Ototekno

2 Hambatan Utama Pemerintah dalam Optimalkan AI: Budaya dan Minimnya Talenta

Pemerintah Indonesia tengah berhadapan dengan dua tantangan besar dalam mengoptimalkan pemanfaatan Kecerdasan Buatan atau Artificial Intelligence (AI), yakni budaya dan kurangnya talenta, menurut Juan Kanggarawan, Kepala Data & Analytics Jakarta Smart City.

“Kita harus selalu open minded. Kita harus terus belajar sesuatu yang baru. Kita harus melek akan sebuah perubahan dan mengedepankan prinsip kolaborasi,” kata Juan dalam sesi diskusi bertajuk “Artificial Intelligence for a Greener Future” di Monash University Indonesia, BSD, Tangerang Selatan, pada Jumat (12/5/2023).

Menurut Kanggarawan, yang juga menjabat sebagai Head of Product, Data, Tribe National Ministry (GovTech) & Smart Cities, budaya dan pola pikir masyarakat menjadi hambatan utama dalam pemanfaatan AI. Ia berpendapat bahwa masyarakat Indonesia masih cenderung memiliki pola pikir yang kurang maju, dan pemerintah perlu berperan dalam meluruskan konsep pemikiran terbuka ini.

“Ya saya pikir perlu kita memiliki pola pikir seperti itu tetapi tidak mudah untuk menuju ke sana khususnya di pemerintahan.
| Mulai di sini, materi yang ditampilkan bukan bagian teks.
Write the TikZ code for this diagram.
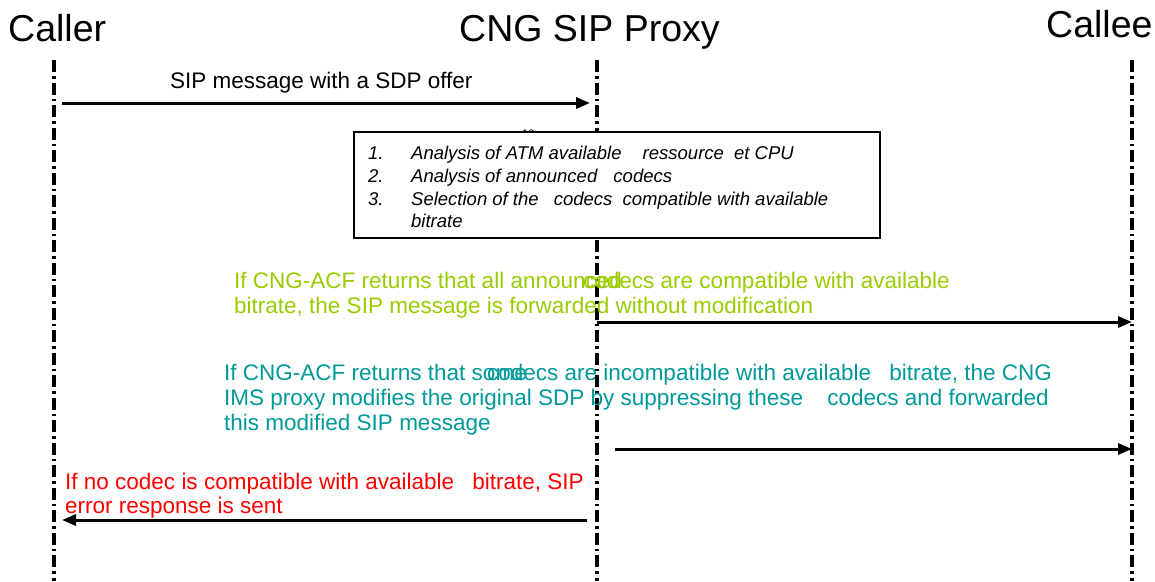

Itu merupakan tantangan tersulit yang ada di pemerintahan,” jelas Juan.

Kanggarawan optimis bahwa dalam waktu lima hingga sepuluh tahun mendatang, akan ada progres yang signifikan dalam perubahan pola pikir ini.

Tantangan lainnya yang dihadapi dalam pemanfaatan AI, menurut Kanggarawan, adalah kurangnya talenta dengan kemampuan yang baik dalam mengembangkan metode kecerdasan buatan.

“Kedua, talenta. Jika kita berbicara di industri teknologi, jika kita berbicara tentang unicorn, ada tantangan untuk merekrut talenta. Bahkan sekarang kita berbicara tentang pemerintahan di Indonesia ada ASN atau PNS, itu tidak mudah sama sekali,” ujar Kanggarawan.

Untuk mengatasi tantangan ini, menurut Kanggarawan, diperlukan upaya khusus dalam pengembangan talenta AI, termasuk penyediaan materi pembelajaran AI, infrastruktur yang mendukung, dan penyiapan pendidik di bidang AI.

“Di Eropa atau AS mereka 5 tahun 6 tahun mereka mempelajarinya. Gelar sarjana, magister, mereka belajar tentang AI. Bagaimana seseorang bisa membuat kebijakan yang efektif dan baik tentang sesuatu. Tetapi dia sendiri tidak tahu tentang sesuatu itu. Ya sama halnya seperti AI dalam kasus ini. Seseorang harus tahu tentang itu. Kita perlu belajar, belajar dan belajar,” tegas Juan.

Dengan mengatasi kedua tantangan ini, optimis bahwa pemanfaatan AI di Indonesia dapat lebih optimal dan memberikan dampak yang signifikan bagi masyarakat dan pemerintah.